This is one of those topics that seems to come up more and more frequently. Maarten Vinkhuyzen was ahead of the curve (as usual) and wrote the article “The Osborne Effect On The Auto Industry” in February 2019. Here’s a key graphic from that excellent piece (which you are required to read if you haven’t yet):
There are three key elements of this. One is that growth of a disruptive technology is not linear. It is much faster than a normal person, or even a professional forecaster, typically presumes it will be in the early years of the disruption. The second is that, conversely, the decline of the outgoing technology is rapid as well, with the market collapsing like when you step on the edge of a little sand cliff on the beach and slip down rapidly. The third point, one that is almost always ignored, is that the transition period can also lead to an overall market drop/dent for a while.
The third point can be a bit confusing, and it’s related to the title of this article. It may seem that the growth of the new tech should rise perfectly to match the decline of the old tech, but that’s not how the world works (or how the other planets some of you plan to move to will work). Once the new, better, cheaper technology is in the eyesight of much of the population, people start to realize that there’s no point in getting the old technology. They may not be ready to get the new tech just yet — because of money, product delays, high availability and relatively low supply, or timing — but they most logically will presume that it’s not wise (or fun) to buy an outgoing product that can’t match the hot new thing. The mismatch between the consumer desire to get a new product and the ability of the industry to produce that new product as much as consumers want it leads to a big dent in the market.
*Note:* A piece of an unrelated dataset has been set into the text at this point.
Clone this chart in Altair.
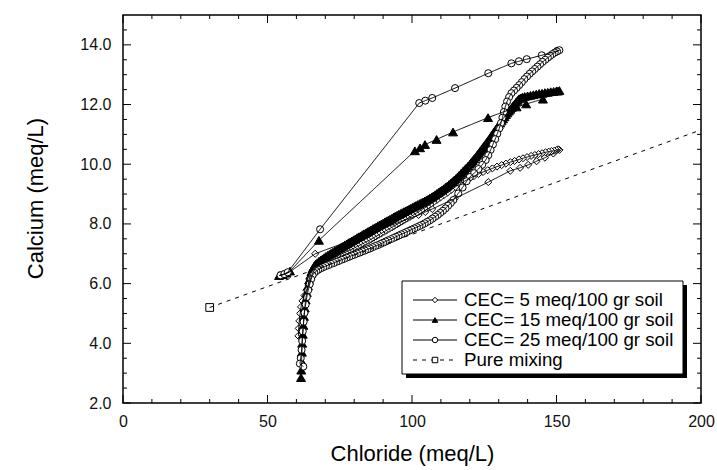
import altair as alt
import pandas as pd

# ---------------- data ----------------
series_names = ["CEC= 5 meq/100 gr soil", "CEC= 15 meq/100 gr soil",
                "CEC= 25 meq/100 gr soil", "Pure mixing"]

cec5_x = [54.5, 56.0, 57.5,
          66.5, 102.3, 104.6, 107.0, 114.8, 126.4, 134.0, 137.4, 140.2, 143.1, 146.0, 148.9, 151.0,
          150.5, 150.0, 149.2, 148.3, 147.3, 146.2, 145.0, 143.8, 142.5, 141.2, 139.8, 138.4, 137.0,
          135.5, 134.0, 132.5, 131.0, 129.4, 127.8, 126.2, 124.6, 123.0, 121.4, 119.8, 118.2, 116.6,
          115.0, 113.6, 112.3, 111.0, 109.8, 108.6, 107.5, 106.4, 105.3, 104.3, 103.3, 102.3, 101.3,
          100.3, 99.4, 98.5, 97.6, 96.7, 95.8, 94.9, 94.0, 93.1, 92.2, 91.3, 90.4, 89.5, 88.6, 87.7,
          86.8, 85.9, 85.0, 84.1, 83.2, 82.3, 81.4, 80.5, 79.6, 78.7, 77.8, 76.9, 76.0, 75.1, 74.2,
          73.3, 72.4, 71.5, 70.6, 69.7, 68.8, 68.0, 67.2, 66.5, 65.9, 65.3, 64.8, 64.2, 63.5, 62.8,
          62.1, 61.6, 61.3, 61.0, 60.8, 60.7]
cec5_y = [6.28, 6.32, 6.38,
          7.00, 8.30, 8.40, 8.50, 8.85, 9.40, 9.78, 9.88, 9.98, 10.10, 10.22, 10.36, 10.48,
          10.50, 10.47, 10.45, 10.44, 10.42, 10.40, 10.37, 10.34, 10.31, 10.28, 10.24, 10.20, 10.16,
          10.11, 10.07, 10.02, 9.97, 9.92, 9.86, 9.80, 9.74, 9.67, 9.60, 9.52, 9.43, 9.34,
          9.24, 9.14, 9.05, 8.96, 8.88, 8.80, 8.73, 8.66, 8.59, 8.53, 8.47, 8.41, 8.35,
          8.29, 8.24, 8.19, 8.14, 8.09, 8.04, 7.99, 7.94, 7.89, 7.84, 7.79, 7.74, 7.69, 7.64, 7.59,
          7.54, 7.49, 7.44, 7.40, 7.35, 7.31, 7.26, 7.22, 7.17, 7.13, 7.09, 7.05, 7.01, 6.97, 6.93,
          6.89, 6.85, 6.81, 6.77, 6.72, 6.67, 6.62, 6.56, 6.49, 6.40, 6.28, 6.12, 5.95, 5.78, 5.60,
          5.42, 5.22, 5.00, 4.75, 4.50, 4.25]

cec15_x = [54.0, 55.3, 56.6, 57.8,
           67.8, 101.0, 102.8, 104.5, 108.5, 114.2, 126.3, 136.2, 139.5, 145.3, 150.5,
           151.0, 150.0, 149.0, 148.0, 147.0, 146.0, 145.0, 144.0, 143.0, 142.0, 141.0, 140.0,
           139.0, 138.2, 137.5,
           137.0, 136.5, 136.0, 135.5, 135.0, 134.5, 134.0, 133.5, 133.0, 132.5, 132.0, 131.5,
           131.0, 130.5, 130.0, 129.5, 129.0, 128.5, 128.0, 127.5, 127.0, 126.5, 126.0, 125.5,
           125.0, 124.5, 124.0, 123.5, 123.0, 122.5, 122.0, 121.5, 121.0, 120.5, 120.0, 119.4,
           118.8, 118.2, 117.6, 117.0, 116.4, 115.8, 115.2, 114.6, 114.0, 113.4, 112.8, 112.2,
           111.6, 111.0, 110.4, 109.8, 109.2, 108.6, 108.0, 107.4, 106.8, 106.2, 105.6, 105.0,
           104.4, 103.8, 103.2, 102.6, 102.0, 101.4, 100.8, 100.2, 99.6, 99.0, 98.4, 97.8, 97.2,
           96.6, 96.0, 95.4, 94.8, 94.2, 93.6, 93.0, 92.4, 91.8, 91.2, 90.6, 90.0, 89.4, 88.8,
           88.2, 87.6, 87.0, 86.4, 85.8, 85.2, 84.6, 84.0, 83.4, 82.8, 82.2, 81.6, 81.0, 80.4,
           79.8, 79.2, 78.6, 78.0, 77.4, 76.8, 76.2, 75.6, 75.0, 74.4, 73.8, 73.2, 72.6, 72.0,
           71.4, 70.8, 70.2, 69.6, 69.0, 68.4, 67.8, 67.2, 66.6, 66.1, 65.6, 65.2, 64.8, 64.4,
           64.0, 63.6, 63.2, 62.9, 62.6, 62.4, 62.2, 62.0, 61.9, 61.8, 61.7, 61.6]
cec15_y = [6.27, 6.30, 6.35, 6.42,
           7.45, 10.45, 10.55, 10.66, 10.83, 11.08, 11.56, 11.92, 12.02, 12.18, 12.45,
           12.47, 12.46, 12.44, 12.43, 12.41, 12.40, 12.38, 12.37, 12.35, 12.33, 12.31, 12.29,
           12.27, 12.25, 12.22,
           12.19, 12.14, 12.08, 12.02, 11.96, 11.90, 11.84, 11.78, 11.72, 11.66, 11.59, 11.52,
           11.45, 11.38, 11.31, 11.24, 11.17, 11.10, 11.03, 10.96, 10.89, 10.82, 10.75, 10.69,
           10.62, 10.56, 10.49, 10.43, 10.36, 10.30, 10.24, 10.18, 10.12, 10.06, 10.00, 9.94,
           9.88, 9.82, 9.76, 9.70, 9.64, 9.58, 9.52, 9.47, 9.42, 9.37, 9.32, 9.27,
           9.23, 9.18, 9.14, 9.10, 9.06, 9.02, 8.98, 8.94, 8.90, 8.87, 8.83, 8.80,
           8.77, 8.74, 8.71, 8.68, 8.65, 8.62, 8.59, 8.56, 8.53, 8.50, 8.47, 8.44, 8.41,
           8.38, 8.35, 8.32, 8.29, 8.26, 8.23, 8.19, 8.16, 8.13, 8.10, 8.07, 8.03, 8.00, 7.97,
           7.94, 7.90, 7.87, 7.84, 7.80, 7.77, 7.74, 7.70, 7.67, 7.64, 7.60, 7.57, 7.54, 7.50,
           7.47, 7.43, 7.40, 7.37, 7.33, 7.30, 7.26, 7.23, 7.19, 7.16, 7.12, 7.09, 7.05, 7.02,
           6.98, 6.95, 6.91, 6.87, 6.83, 6.79, 6.75, 6.70, 6.65, 6.58, 6.50, 6.40, 6.28, 6.12,
           5.92, 5.70, 5.45, 5.18, 4.90, 4.60, 4.30, 4.00, 3.70, 3.40, 3.10, 2.85]

cec25_x = [54.5, 55.8, 57.0,
           68.2, 102.5, 104.6, 107.0, 114.9, 126.4, 134.4, 137.0, 139.7, 144.9, 150.3,
           151.0, 150.2, 149.4, 148.6, 147.8, 147.0, 146.1, 145.2, 144.3, 143.4, 142.5, 141.6,
           140.7, 139.8, 138.9, 138.0, 137.1, 136.2, 135.3, 134.4, 133.6, 132.9, 132.3, 131.8,
           131.3, 130.8, 130.2, 129.5, 128.8, 128.0, 127.2, 126.4, 125.5, 124.3, 123.0, 121.5,
           120.0, 118.9, 117.5, 116.0, 114.3, 113.4, 112.5, 111.6, 110.7, 109.8, 108.9, 108.0,
           107.1, 106.2, 105.3, 104.4, 103.5, 102.6, 101.7, 100.8, 99.9, 99.0, 98.1, 97.2, 96.3,
           95.4, 94.5, 93.6, 92.7, 91.8, 90.9, 90.0, 89.1, 88.2, 87.3, 86.4, 85.5, 84.6, 83.7,
           82.8, 81.9, 81.0, 80.1, 79.2, 78.3, 77.4, 76.5, 75.6, 74.7, 73.8, 72.9, 72.0, 71.1,
           70.2, 69.3, 68.4, 67.6, 66.9, 66.2, 65.6, 65.1, 64.6, 64.1, 63.6, 63.2, 62.8, 62.5,
           62.2, 62.0, 61.8, 61.5, 61.2, 62.4]
cec25_y = [6.28, 6.32, 6.38,
           7.82, 12.05, 12.13, 12.22, 12.55, 13.05, 13.38, 13.45, 13.52, 13.65, 13.80,
           13.82, 13.78, 13.74, 13.69, 13.63, 13.57, 13.50, 13.43, 13.35, 13.27, 13.19, 13.11,
           13.03, 12.94, 12.85, 12.75, 12.65, 12.56, 12.47, 12.38, 12.25, 12.10, 11.93, 11.75,
           11.56, 11.38, 11.20, 11.02, 10.84, 10.66, 10.48, 10.30, 10.14, 9.98, 9.84, 9.70,
           9.57, 9.43, 9.22, 9.02, 8.80, 8.70, 8.61, 8.52, 8.44, 8.37, 8.30, 8.24,
           8.18, 8.12, 8.07, 8.02, 7.97, 7.93, 7.89, 7.85, 7.81, 7.77, 7.73, 7.69, 7.65,
           7.61, 7.57, 7.53, 7.49, 7.45, 7.41, 7.37, 7.33, 7.29, 7.26, 7.22, 7.18, 7.15, 7.11,
           7.08, 7.04, 7.01, 6.97, 6.94, 6.90, 6.87, 6.83, 6.80, 6.76, 6.73, 6.69, 6.66, 6.62,
           6.59, 6.55, 6.51, 6.47, 6.42, 6.36, 6.28, 6.15, 5.98, 5.78, 5.55, 5.30, 5.02, 4.72,
           4.40, 4.08, 3.78, 3.50, 3.32, 3.22]

pm_x = [30, 200]
pm_y = [5.2, 11.15]
pm_marker_x = [30]
pm_marker_y = [5.2]

x_labels = [0, 50, 100, 150, 200]
y_labels = [2, 4, 6, 8, 10, 12, 14]
x_minor = [10, 20, 30, 40, 60, 70, 80, 90, 110, 120, 130, 140, 160, 170, 180, 190]
y_minor = [2.5, 3, 3.5, 4.5, 5, 5.5, 6.5, 7, 7.5, 8.5, 9, 9.5, 10.5, 11, 11.5,
           12.5, 13, 13.5, 14.5]

# ---------------- build tables ----------------
def frame(name, xs, ys):
    return pd.DataFrame({"series": name, "x": xs, "y": ys, "i": range(len(xs))})

line_df = pd.concat([frame(series_names[0], cec5_x, cec5_y),
                     frame(series_names[1], cec15_x, cec15_y),
                     frame(series_names[2], cec25_x, cec25_y),
                     frame(series_names[3], pm_x, pm_y)], ignore_index=True)

W, H = 578, 388
FONT = "Liberation Sans"
xscale = alt.Scale(domain=[0, 200], nice=False, zero=False)
yscale = alt.Scale(domain=[2, 15], nice=False, zero=False)
dash_scale = alt.Scale(domain=series_names, range=[[1, 0], [1, 0], [1, 0], [4, 5]])
shape_scale = alt.Scale(domain=series_names, range=["diamond", "triangle-up", "circle", "square"])
fill_scale = alt.Scale(domain=series_names, range=["white", "black", "white", "white"])

x_axis = alt.Axis(values=x_labels, format="d", title="Chloride (meq/L)", ticks=False, tickSize=0,
                  domain=False, grid=False, labelFontSize=16, labelPadding=10, labelFlush=False,
                  labelColor="#111111", titleColor="black", titleFontSize=22,
                  titleFontWeight="normal", titlePadding=14, labelFont=FONT, titleFont=FONT)
y_axis = alt.Axis(values=y_labels, format=".1f", title="Calcium (meq/L)", ticks=False, tickSize=0,
                  domain=False, grid=False, labelFontSize=16, labelPadding=12, labelFlush=False,
                  labelColor="#111111", titleColor="black", titleFontSize=22,
                  titleFontWeight="normal", titleX=-76, titleY=183, titleBaseline="bottom",
                  labelFont=FONT, titleFont=FONT)

def X():
    return alt.X("x:Q", scale=xscale, axis=x_axis)

def Y():
    return alt.Y("y:Q", scale=yscale, axis=y_axis)

layers = []

# markers, one layer per series (drawing order 5, 15, 25)
marker_specs = [
    (cec5_x, cec5_y, "diamond", "white", 50),
    (cec15_x, cec15_y, "triangle-up", "black", 80),
    (cec25_x, cec25_y, "circle", "white", 50),
    (pm_marker_x, pm_marker_y, "square", "white", 60),
]
for xs, ys, shp, fl, sz in marker_specs:
    df = pd.DataFrame({"x": xs, "y": ys})
    layers.append(alt.Chart(df).mark_point(shape=shp, filled=True, fill=fl, stroke="black",
                                           strokeWidth=1, opacity=1, size=sz)
                  .encode(x=X(), y=Y()))

# connecting lines (on top of markers)
layers.append(alt.Chart(line_df).mark_line(color="black", strokeWidth=1).encode(
    x=X(), y=Y(), order="i:Q", detail="series:N",
    strokeDash=alt.StrokeDash("series:N", scale=dash_scale, legend=None)))

# inward ticks on all four sides
def xticks(vals, length):
    d = pd.DataFrame({"x": vals})
    base = alt.Chart(d).mark_rule(color="black", strokeWidth=1)
    return [base.encode(x=X(), y=alt.value(H), y2=alt.value(H - length)),
            base.encode(x=X(), y=alt.value(0), y2=alt.value(length))]

def yticks(vals, length):
    d = pd.DataFrame({"y": vals})
    base = alt.Chart(d).mark_rule(color="black", strokeWidth=1)
    return [base.encode(y=Y(), x=alt.value(0), x2=alt.value(length)),
            base.encode(y=Y(), x=alt.value(W), x2=alt.value(W - length))]

layers += xticks(x_labels, 8) + xticks(x_minor, 4) + yticks(y_labels, 8) + yticks(y_minor, 4)

# legend box with shadow
one = pd.DataFrame({"a": [0]})
LX0, LY0, LX1, LY1 = 279, 266, 560, 359
layers.append(alt.Chart(one).mark_rect(color="black").encode(
    x=alt.value(LX0 + 4), x2=alt.value(LX1 + 4), y=alt.value(LY0 + 4), y2=alt.value(LY1 + 4)))
layers.append(alt.Chart(one).mark_rect(fill="white", stroke="black", strokeWidth=1).encode(
    x=alt.value(LX0), x2=alt.value(LX1), y=alt.value(LY0), y2=alt.value(LY1)))

leg_df = pd.DataFrame({"series": series_names,
                       "ypix": [LY0 + 19 + 20 * k for k in range(4)]})
ly = alt.Y("ypix:Q", scale=None, axis=None)
layers.append(alt.Chart(leg_df).mark_rule(color="black", strokeWidth=1).encode(
    x=alt.value(LX0 + 11), x2=alt.value(LX0 + 55), y=ly,
    strokeDash=alt.StrokeDash("series:N", scale=dash_scale, legend=None)))
layers.append(alt.Chart(leg_df).mark_point(filled=True, stroke="black", strokeWidth=1,
                                           opacity=1, size=30).encode(
    x=alt.value(LX0 + 33), y=ly,
    shape=alt.Shape("series:N", scale=shape_scale, legend=None),
    fill=alt.Fill("series:N", scale=fill_scale, legend=None)))
layers.append(alt.Chart(leg_df).mark_text(align="left", baseline="middle", fontSize=18.7,
                                          font=FONT, color="black").encode(
    x=alt.value(LX0 + 62), y=ly, text="series:N"))

chart = alt.layer(*layers).properties(
    width=W, height=H,
    autosize=alt.AutoSizeParams(type="none"),
    padding={"left": 123, "top": 15, "right": 16, "bottom": 67},
    background="white",
).configure_view(stroke="black", strokeWidth=1.5)

chart.save("out.html", embed_options={"renderer": "svg", "actions": False})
Or, on the flip side, lack of interest in the old product, while the producer is still wanting to sell it, leads to a market collapse of some scale.
This article I am writing right now was stimulated by a comment under an article I wrote yesterday. “I’d generally agree except with the stipulation that by 2030 it’ll be hard to sell a new ICE car,” the person wrote in response to another reader’s comment. This is the question. This is the big question. When we’re looking at 2030 and trying to forecast EV market share, or trying to push for some specific EV market share, the result isn’t just dependent on scaling up EV production. The market share result is also totally reliant on what the actual drop of sales of the old tech will be.
Without doubt, there are people today who are avoiding/foregoing fossil fuel vehicle purchases while waiting a bit longer to get an EV. But that will be happening more in 2023, and even much more in 2025, and sooooo much more in 2030. Scaling up battery production for the number of sales Tesla and other EV producers are aiming to sell by 2030 will be a challenge — more than a challenge. The producers need a lot of lithium, nickel, graphite, and other minerals, significantly more than I expect to be secured by 2030. But I think few people will be okay buying a gasoline-powered car at that time.
So, taking all of that into account, what do you expect the plugin vehicle (or fully electric vehicle) market share to be in the US in 2030? What about globally?
And, circling back to the title, when do fossil fuel car sales collapse?
My wild guess is that plugin vehicles will be at 70% in 2030 due in large part to consumers deciding that they are going to skip the outgoing ICE (internal combustion engine) tech. I expect fossil fuel car sales to start to really collapse in 2025–2026 in Europe and 2027–2028 in the USA. Though, it seems that is already beginning — the early stages of it. Inarguably, though, one way or another, it’s going to get messy by the end of the decade. Even 50% plugin vehicle share, as Biden’s team is targeting, is not a peaceful state of equilibrium as it may sound. It’s a point of hyperfast change and disruption. Be sure to put it on your Google Calendar now.